Understanding database transactions

This is an introduction to database transactions.

A database transaction delimits a set of database operations (SQL statements), that are processed as a whole.

Database operations included inside a transaction are validated or canceled as a unique operation.

Figure: Database transaction

Database transaction diagram

The database server is in charge of data concurrency and data consistency. Data concurrency allows for the simultaneous access of the same data by many users, while data consistency gives each user a consistent view of the database.

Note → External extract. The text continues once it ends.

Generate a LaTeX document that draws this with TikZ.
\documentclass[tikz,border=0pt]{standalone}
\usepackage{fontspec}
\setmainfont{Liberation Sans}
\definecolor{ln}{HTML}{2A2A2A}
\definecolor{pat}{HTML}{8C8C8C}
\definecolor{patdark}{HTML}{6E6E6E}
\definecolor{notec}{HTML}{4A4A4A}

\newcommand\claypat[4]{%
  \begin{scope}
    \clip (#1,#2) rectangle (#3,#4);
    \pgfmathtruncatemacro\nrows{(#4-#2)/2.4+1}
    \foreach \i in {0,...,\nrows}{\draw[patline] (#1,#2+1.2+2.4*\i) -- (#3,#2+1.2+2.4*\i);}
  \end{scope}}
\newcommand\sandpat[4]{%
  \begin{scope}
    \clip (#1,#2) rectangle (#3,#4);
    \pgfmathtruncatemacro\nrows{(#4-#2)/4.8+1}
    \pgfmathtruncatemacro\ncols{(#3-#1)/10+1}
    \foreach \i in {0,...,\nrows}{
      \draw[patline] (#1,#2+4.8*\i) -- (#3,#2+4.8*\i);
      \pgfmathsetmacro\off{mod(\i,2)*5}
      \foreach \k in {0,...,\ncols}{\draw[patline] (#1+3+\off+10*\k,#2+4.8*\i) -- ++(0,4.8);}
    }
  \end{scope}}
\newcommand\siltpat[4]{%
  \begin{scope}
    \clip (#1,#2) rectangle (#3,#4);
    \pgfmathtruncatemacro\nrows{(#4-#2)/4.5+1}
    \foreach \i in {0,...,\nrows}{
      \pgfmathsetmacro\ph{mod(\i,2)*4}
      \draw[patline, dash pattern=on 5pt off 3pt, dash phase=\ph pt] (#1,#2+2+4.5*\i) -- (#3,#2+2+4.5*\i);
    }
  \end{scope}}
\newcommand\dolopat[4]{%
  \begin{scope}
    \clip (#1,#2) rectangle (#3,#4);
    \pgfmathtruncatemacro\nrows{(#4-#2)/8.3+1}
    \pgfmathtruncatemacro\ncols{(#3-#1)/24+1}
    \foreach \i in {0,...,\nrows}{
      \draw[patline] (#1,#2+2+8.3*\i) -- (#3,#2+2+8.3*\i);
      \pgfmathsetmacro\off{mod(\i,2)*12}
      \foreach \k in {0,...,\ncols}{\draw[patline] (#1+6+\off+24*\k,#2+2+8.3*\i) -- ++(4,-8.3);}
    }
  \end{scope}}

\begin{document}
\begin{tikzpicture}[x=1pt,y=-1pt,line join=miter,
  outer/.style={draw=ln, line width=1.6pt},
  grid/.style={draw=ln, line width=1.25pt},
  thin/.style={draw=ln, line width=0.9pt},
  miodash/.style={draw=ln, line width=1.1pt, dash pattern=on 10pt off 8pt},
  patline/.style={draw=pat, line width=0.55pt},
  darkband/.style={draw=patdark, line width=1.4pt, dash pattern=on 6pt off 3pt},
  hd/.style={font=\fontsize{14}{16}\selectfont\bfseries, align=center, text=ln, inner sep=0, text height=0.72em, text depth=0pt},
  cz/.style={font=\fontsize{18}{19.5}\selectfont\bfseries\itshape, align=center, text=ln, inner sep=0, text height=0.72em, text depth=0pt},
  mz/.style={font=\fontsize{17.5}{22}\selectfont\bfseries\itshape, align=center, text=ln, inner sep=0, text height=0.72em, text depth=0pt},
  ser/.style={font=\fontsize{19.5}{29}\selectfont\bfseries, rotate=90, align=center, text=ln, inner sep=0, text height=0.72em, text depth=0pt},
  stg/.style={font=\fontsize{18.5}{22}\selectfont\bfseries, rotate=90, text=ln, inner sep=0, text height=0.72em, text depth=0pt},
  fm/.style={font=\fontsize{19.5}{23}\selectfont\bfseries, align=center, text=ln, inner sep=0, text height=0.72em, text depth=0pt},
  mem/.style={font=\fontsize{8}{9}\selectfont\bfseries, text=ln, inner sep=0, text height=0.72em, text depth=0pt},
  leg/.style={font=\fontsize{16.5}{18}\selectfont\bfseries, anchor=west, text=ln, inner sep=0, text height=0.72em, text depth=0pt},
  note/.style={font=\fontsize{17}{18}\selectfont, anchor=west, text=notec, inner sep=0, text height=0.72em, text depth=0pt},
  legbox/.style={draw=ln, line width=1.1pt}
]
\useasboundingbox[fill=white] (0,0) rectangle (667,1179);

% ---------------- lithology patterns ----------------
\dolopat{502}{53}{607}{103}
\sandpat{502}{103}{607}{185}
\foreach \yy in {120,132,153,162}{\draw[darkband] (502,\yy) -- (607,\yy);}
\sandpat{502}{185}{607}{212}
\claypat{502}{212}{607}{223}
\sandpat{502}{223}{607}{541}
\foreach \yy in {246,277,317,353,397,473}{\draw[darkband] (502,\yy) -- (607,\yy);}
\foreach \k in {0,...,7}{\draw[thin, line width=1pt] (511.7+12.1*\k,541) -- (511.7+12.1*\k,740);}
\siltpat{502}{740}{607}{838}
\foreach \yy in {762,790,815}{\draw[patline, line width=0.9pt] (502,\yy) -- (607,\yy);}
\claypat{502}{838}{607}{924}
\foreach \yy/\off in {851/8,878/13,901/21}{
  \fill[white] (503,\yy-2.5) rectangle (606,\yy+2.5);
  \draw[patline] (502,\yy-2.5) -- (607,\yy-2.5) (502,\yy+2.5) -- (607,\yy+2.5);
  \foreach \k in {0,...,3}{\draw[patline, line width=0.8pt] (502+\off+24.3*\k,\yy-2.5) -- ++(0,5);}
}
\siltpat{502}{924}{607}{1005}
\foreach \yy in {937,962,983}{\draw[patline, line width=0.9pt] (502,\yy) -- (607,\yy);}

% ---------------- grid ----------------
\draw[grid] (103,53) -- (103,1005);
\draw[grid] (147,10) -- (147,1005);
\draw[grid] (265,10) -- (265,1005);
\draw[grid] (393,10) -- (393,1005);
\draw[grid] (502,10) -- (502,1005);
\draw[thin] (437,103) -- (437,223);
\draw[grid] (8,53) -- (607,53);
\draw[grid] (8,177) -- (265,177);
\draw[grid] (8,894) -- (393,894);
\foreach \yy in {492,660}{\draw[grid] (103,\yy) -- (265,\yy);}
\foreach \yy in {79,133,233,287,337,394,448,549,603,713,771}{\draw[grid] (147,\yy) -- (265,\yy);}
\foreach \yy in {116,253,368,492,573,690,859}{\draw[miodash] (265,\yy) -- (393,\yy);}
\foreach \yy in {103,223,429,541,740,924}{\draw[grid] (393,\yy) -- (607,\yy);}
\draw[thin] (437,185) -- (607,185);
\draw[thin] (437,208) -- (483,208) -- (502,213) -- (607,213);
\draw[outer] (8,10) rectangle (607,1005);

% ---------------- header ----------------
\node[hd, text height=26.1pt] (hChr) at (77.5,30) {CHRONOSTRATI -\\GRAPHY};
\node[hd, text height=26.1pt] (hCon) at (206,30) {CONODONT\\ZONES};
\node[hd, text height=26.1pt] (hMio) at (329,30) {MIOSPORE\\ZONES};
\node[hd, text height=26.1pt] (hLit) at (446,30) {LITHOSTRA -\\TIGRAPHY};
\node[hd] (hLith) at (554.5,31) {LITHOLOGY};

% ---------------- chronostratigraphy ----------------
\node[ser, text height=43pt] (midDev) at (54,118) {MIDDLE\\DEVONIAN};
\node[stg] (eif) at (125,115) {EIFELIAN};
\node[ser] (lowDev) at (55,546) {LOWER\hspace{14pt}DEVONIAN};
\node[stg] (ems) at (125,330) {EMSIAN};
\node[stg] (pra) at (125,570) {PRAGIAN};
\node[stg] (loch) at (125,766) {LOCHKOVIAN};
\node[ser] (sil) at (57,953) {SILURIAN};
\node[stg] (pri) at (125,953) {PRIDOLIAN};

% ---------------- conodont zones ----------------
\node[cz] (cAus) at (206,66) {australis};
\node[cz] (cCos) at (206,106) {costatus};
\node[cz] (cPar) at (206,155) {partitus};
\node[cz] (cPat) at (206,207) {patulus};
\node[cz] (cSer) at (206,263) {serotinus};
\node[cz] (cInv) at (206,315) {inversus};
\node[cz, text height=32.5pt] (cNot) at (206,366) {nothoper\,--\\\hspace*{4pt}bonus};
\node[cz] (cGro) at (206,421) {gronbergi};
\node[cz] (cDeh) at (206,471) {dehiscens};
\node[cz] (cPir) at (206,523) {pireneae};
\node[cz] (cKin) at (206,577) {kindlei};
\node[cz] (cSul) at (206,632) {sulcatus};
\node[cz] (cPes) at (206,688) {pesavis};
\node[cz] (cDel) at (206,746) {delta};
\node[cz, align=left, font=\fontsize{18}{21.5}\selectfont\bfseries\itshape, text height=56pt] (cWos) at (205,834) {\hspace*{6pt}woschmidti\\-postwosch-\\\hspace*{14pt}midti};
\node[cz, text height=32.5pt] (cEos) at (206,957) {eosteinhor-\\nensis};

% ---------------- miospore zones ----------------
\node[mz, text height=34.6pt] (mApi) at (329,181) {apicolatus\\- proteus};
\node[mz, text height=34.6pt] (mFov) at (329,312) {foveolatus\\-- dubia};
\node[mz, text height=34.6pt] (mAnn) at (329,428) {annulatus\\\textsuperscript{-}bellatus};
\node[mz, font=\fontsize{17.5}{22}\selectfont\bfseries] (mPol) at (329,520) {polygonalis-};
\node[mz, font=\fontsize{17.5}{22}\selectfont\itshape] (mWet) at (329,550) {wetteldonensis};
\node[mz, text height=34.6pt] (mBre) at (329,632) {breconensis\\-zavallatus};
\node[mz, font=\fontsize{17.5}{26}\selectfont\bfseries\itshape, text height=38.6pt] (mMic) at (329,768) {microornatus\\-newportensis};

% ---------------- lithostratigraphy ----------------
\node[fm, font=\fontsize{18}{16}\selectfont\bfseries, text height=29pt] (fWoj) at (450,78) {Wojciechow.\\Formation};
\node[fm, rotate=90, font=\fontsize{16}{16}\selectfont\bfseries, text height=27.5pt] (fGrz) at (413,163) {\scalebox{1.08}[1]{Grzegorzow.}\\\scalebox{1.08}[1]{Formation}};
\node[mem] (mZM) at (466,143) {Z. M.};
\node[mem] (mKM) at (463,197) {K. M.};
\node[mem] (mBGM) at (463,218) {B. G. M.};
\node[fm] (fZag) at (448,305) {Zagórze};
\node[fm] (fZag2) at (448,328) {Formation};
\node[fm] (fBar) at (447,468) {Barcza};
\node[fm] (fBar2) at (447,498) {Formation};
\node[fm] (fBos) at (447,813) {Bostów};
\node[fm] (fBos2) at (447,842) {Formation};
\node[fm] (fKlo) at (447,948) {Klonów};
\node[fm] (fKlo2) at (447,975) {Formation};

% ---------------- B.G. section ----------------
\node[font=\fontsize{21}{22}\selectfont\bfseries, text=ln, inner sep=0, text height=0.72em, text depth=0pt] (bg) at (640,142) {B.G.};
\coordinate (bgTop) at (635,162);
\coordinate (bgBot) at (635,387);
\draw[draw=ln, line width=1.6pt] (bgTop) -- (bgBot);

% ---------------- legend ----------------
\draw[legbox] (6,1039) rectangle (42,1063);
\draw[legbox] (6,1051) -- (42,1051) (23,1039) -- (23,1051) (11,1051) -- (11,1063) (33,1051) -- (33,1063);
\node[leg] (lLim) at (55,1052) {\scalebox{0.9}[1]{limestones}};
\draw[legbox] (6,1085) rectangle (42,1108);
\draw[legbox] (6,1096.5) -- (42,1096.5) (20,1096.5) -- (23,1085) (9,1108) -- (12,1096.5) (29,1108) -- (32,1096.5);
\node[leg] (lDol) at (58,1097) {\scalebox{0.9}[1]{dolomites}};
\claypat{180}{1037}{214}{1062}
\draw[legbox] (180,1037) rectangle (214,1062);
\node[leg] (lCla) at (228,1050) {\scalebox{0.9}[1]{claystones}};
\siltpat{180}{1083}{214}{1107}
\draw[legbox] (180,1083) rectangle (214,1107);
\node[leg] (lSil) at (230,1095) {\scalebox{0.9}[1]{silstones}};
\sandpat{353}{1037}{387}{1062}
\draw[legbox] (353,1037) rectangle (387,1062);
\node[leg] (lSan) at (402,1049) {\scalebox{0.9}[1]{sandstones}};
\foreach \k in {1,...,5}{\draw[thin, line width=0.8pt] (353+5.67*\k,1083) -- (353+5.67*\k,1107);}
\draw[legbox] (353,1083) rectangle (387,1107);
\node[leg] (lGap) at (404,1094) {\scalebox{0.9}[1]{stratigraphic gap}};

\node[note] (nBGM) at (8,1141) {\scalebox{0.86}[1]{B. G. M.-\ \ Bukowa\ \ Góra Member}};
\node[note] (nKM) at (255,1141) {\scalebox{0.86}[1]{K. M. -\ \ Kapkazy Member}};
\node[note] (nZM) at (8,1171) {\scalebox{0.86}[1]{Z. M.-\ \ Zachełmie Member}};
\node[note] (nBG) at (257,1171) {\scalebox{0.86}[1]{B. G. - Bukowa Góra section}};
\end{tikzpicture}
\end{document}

Without adequate concurrency and consistency control, data can be changed improperly, compromising integrity of your database. If you want to write applications that can work with different kinds of database servers, you must adapt the program logic to the behavior of the database servers, regarding concurrency and consistency management. This requires good knowledge of multiuser database application programming, transactions, locking mechanisms, isolation levels, and wait mode. If you are not familiar with these concepts, carefully read the documentation of each database server that covers this subject.

Usually, database servers set exclusive locks on rows that are modified or deleted inside a transaction. These locks are held until the end of the transaction to control concurrent access to that data. Some database servers implement row versioning (before modifying a row, the server makes a copy of the original row). This technique allows readers to see a consistent copy of the rows that are updated during a transaction not yet committed. When the isolation level is high (REPEATABLE READ) or when using a SELECT FOR UPDATE statement, the database server sets shared locks on fetched rows, to prevent other users from changing the rows fetched by the reader. These locks are held until the end of the transaction. Some database servers allow read locks to be held regardless of the transactions (WITH HOLD cursor option), but this is not a standard.

Programs accessing the database can change transaction parameters such as the isolation level or lock wait mode. To write portable applications, you must use a configuration that produces the same behavior on every database engine.

The recommended programming pattern regarding transactions is the following:

  • The database must support transactions; this is usually the case.
  • Transactions must be as short as possible (a few seconds).
  • The isolation level must be at least COMMITTED READ.
  • The wait mode for locks must be WAIT or WAIT n (lock timeout).

To write portable SQL applications, programmers use the BEGIN WORK, COMMIT WORK and ROLLBACK WORK instructions described in this section to delimit transaction blocks and define concurrency parameters with SET ISOLATION and SET LOCK MODE. These instructions are part of the language syntax. At runtime, the database driver generates the appropriate SQL commands to be used with the target database server. This allows you to use the same source code for different kinds of database servers.

If you initiate a transaction with a BEGIN WORK statement, you must issue a COMMIT WORK at the end of the transaction. If one of the SQL statement fails in the transaction, you typically issue a ROLLBACK WORK to force the database server to cancel any modifications that the transaction made to the database. If you do not issue a BEGIN WORK statement to start a transaction, each statement executes within its own transaction. These single-statement transactions do not require either a BEGIN WORK statement or a COMMIT WORK statement.

Recent database engines support transaction savepoints, which allows you to set markers in the current transaction, in order to rollback to a specific point without canceling the complete transaction. The transaction savepoint instructions SAVEPOINT, ROLLBACK TO SAVEPOINT and RELEASE SAVEPOINT are part of the language syntax and can be directly used in the code.

Some database servers do not support a Data Definition Language (DDL) statements (like CREATE TABLE) inside transactions, and some automatically commit the transaction when such a statement is executed. Therefore, it is strongly recommended that you avoid DDL statements inside transactions.

A transaction that processes many rows can exceed the limits that your operating system or the database server configuration imposes on the maximum number of simultaneous locks. Include a limited number of SQL operations in a transaction blocks.

When a program is using several database connections, and if transactions are not terminated before switching to another connection (SET CONNECTION), it is mandatory to use the WITH CONCURRENT TRANSACTION option in the CONNECT instruction.